Clasped together in an embrace, the closeness of the two women in Consoling Friends II, a charcoal drawing by Evelyn Williams creates a unified visual form expressing the strong bonds of love and friendship. The women’s clothing, drapery, hair and elongated figures, are resonant of figures found in early Renaissance paintings and carvings. The figures have a strong sense of three-dimensional form, influenced by Williams’ interest in making sculptural reliefs in the 1970s.
Who are these women and how are they linked? Who is consoling whom? The woman at the right with long straight hair closely resembles photographs of the artist at the time, but her identity is left ambiguous. As so often in Williams’s work, identities remain a mystery. Williams was drawn to the ambiguity of human relationships, commenting that she preferred her art to question, ‘... not to be one thing or another’.
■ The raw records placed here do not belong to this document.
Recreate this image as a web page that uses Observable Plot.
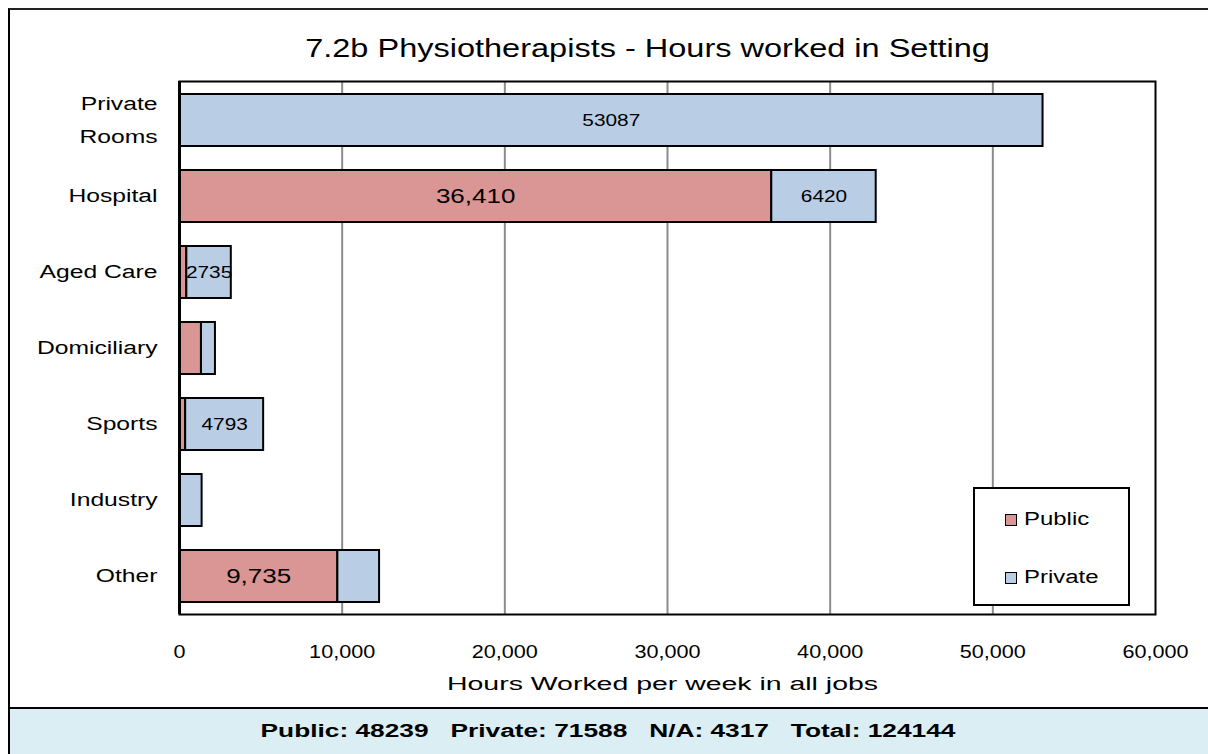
<!DOCTYPE html>
<html>
<head>
<meta charset="utf-8">
<script src="https://cdn.jsdelivr.net/npm/d3@7"></script>
<script src="https://cdn.jsdelivr.net/npm/@observablehq/plot@0.6"></script>
<style>
  html, body { margin: 0; padding: 0; background: #fff; }
  body { width: 1208px; height: 754px; position: relative; overflow: hidden; font-family: "Liberation Sans", Arial, sans-serif; }
  #chart { position: absolute; left: 0; top: 0; }
  #border { position: absolute; left: 8px; top: 8px; width: 1210px; height: 698px; border-left: 2px solid #000; border-top: 2px solid #222; pointer-events: none; }
  #legend { position: absolute; left: 973px; top: 487px; width: 153px; height: 115px; border: 2px solid #000; background: #fff; }
  .item { position: absolute; left: 30px; display: flex; align-items: center; font-size: 18px; color: #000; }
  .item span { display: inline-block; transform: scaleX(1.33); transform-origin: left center; }
  .sw { width: 10px; height: 10px; border: 1.5px solid #000; margin-right: 7px; }
  #footer { position: absolute; left: 8px; top: 707px; width: 1210px; height: 47px; background: #DAEEF3; border-top: 2px solid #000; border-left: 2px solid #000; box-sizing: border-box; font-weight: bold; font-size: 18px; line-height: 45px; color: #000; white-space: pre; }
  #footer span { position: absolute; left: 598px; top: 0; transform: translateX(-50%) scaleX(1.46); }
</style>
</head>
<body>
<div id="chart"></div>
<div id="border"></div>
<div id="legend"></div>
<div id="footer"><span id="footerText"></span></div>
<script>
const settings = ["Private Rooms", "Hospital", "Aged Care", "Domiciliary", "Sports", "Industry", "Other"];
const publicHours = [0, 36410, 450, 1350, 380, 0, 9735];
const privateHours = [53087, 6420, 2735, 860, 4793, 1390, 2565];
const types = ["Public", "Private"];
const typeColors = ["#D99694", "#B9CDE5"];
const xTicks = [0, 10000, 20000, 30000, 40000, 50000, 60000];
const publicLabelled = ["Hospital", "Other"];
const privateLabelled = ["Private Rooms", "Hospital", "Aged Care", "Sports"];
const titleText = "7.2b Physiotherapists - Hours worked in Setting";
const xLabel = "Hours Worked per week in all jobs";
const footerLabels = ["Public", "Private", "N/A", "Total"];
const footerValues = [48239, 71588, 4317, 124144];

const data = [];
settings.forEach((s, i) => {
  data.push({setting: s, type: "Public", value: publicHours[i]});
  data.push({setting: s, type: "Private", value: privateHours[i]});
});
const twoLine = "Private Rooms";
const singleLine = settings.filter(s => s !== twoLine);
const yLines = new Set(settings.flatMap(s => s === twoLine ? s.split(" ") : [s]));

const yLab = {frameAnchor: "left", textAnchor: "end", dx: -22, fontSize: 18};

const chart = Plot.plot({
  width: 1208,
  height: 708,
  marginLeft: 179,
  marginRight: 53,
  marginTop: 81,
  marginBottom: 94,
  style: {fontFamily: "'Liberation Sans', Arial, sans-serif", fontSize: "18px", color: "#000", background: "transparent"},
  x: {domain: [0, 60000], ticks: xTicks},
  y: {domain: settings, paddingInner: 0.32, paddingOuter: 0.16, axis: null},
  color: {domain: types, range: typeColors},
  marks: [
    Plot.gridX(xTicks.slice(1, -1), {stroke: "#8c8c8c", strokeOpacity: 1, strokeWidth: 2}),
    Plot.barX(data, {y: "setting", x: "value", fill: "type", stroke: "#000", strokeWidth: 2, filter: d => d.value > 0}),
    Plot.text(data, Plot.stackX({y: "setting", x: "value", fontSize: 20,
      text: d => d.type === "Public" && publicLabelled.includes(d.setting) ? d3.format(",")(d.value) : ""})),
    Plot.text(data, Plot.stackX({y: "setting", x: "value", fontSize: 16,
      text: d => d.type === "Private" && privateLabelled.includes(d.setting) ? String(d.value) : ""})),
    Plot.frame({stroke: "#000", strokeWidth: 2}),
    Plot.ruleX([0], {stroke: "#000", strokeWidth: 3}),
    Plot.axisX({ticks: xTicks, tickFormat: d3.format(","), tickSize: 0, tickPadding: 31, fontSize: 18, label: null}),
    Plot.text(singleLine, {...yLab, y: d => d, text: d => d}),
    Plot.text([twoLine], {...yLab, y: d => d, text: d => d.split(" ")[0], dy: -16.5}),
    Plot.text([twoLine], {...yLab, y: d => d, text: d => d.split(" ")[1], dy: 16.5}),
    Plot.text([titleText], {frameAnchor: "top", lineAnchor: "middle", dy: -33, dx: -20, fontSize: 25}),
    Plot.text([xLabel], {frameAnchor: "bottom", lineAnchor: "middle", dy: 70, dx: -5, fontSize: 18})
  ]
});
document.getElementById("chart").appendChild(chart);

// widen glyphs to match the reference's horizontally stretched lettering
function widenEl(t, k) {
  const s = t.textContent;
  if (!s) return;
  const len = t.getComputedTextLength();
  t.setAttribute("textLength", (len * k).toFixed(1));
  t.setAttribute("lengthAdjust", "spacingAndGlyphs");
}
chart.querySelectorAll('g[aria-label="x-axis tick label"] text').forEach(t => widenEl(t, 1.2));
chart.querySelectorAll('g[aria-label="text"] text').forEach(t => {
  const s = t.textContent;
  if (s === titleText) widenEl(t, 1.30);
  else if (s === xLabel) widenEl(t, 1.58);
  else if (yLines.has(s)) widenEl(t, 1.37);
  else widenEl(t, 1.30);
});

const legend = document.getElementById("legend");
types.forEach((t, i) => {
  const item = document.createElement("div");
  item.className = "item";
  item.style.top = (20 + i * 58) + "px";
  const sw = document.createElement("div");
  sw.className = "sw";
  sw.style.background = typeColors[i];
  const lab = document.createElement("span");
  lab.textContent = t;
  item.appendChild(sw);
  item.appendChild(lab);
  legend.appendChild(item);
});

document.getElementById("footerText").textContent =
  footerLabels.map((l, i) => `${l}: ${footerValues[i]}`).join("   ");
</script>
</body>
</html>
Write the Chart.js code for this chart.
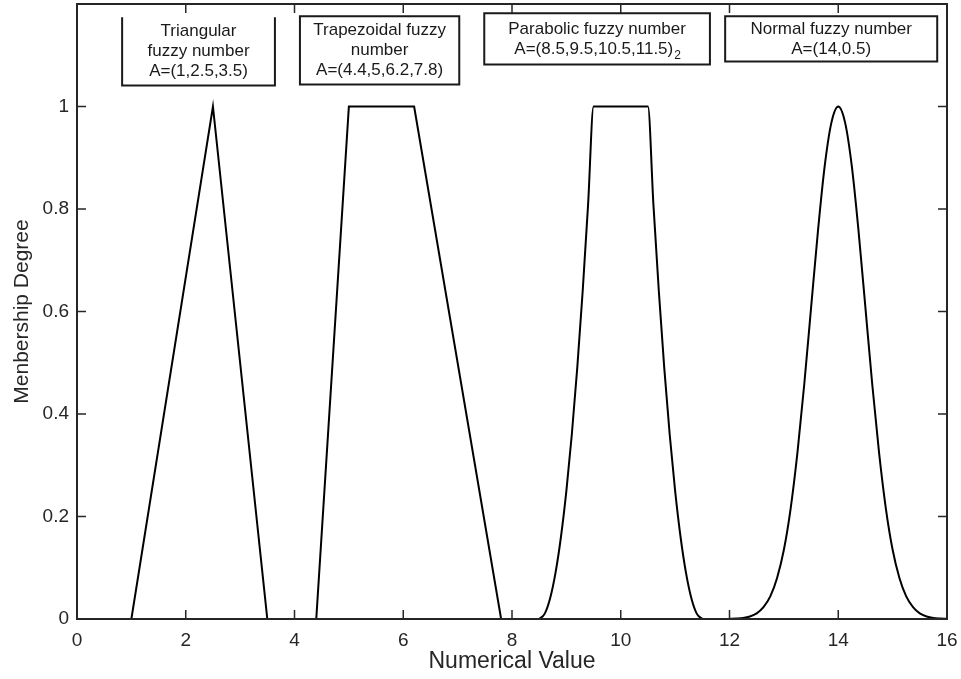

Friendship, intimacy and particularly a sense of consolation between people, is vividly expressed in this work. Williams created it in 1977, three years after the death of her first husband, the artist Michael Fussell (1927–1974). Consolation was a recurring theme of her paintings, prints and relief sculptures at the time. Although she and Fussell had divorced, and she had remarried, they remained in touch. She later commented how her exploration of consolation was greatly influenced by an innate need to console Fussell in his final days. As she said in a 2007 BBC interview, ‘We all have problems and we all try to help each other.’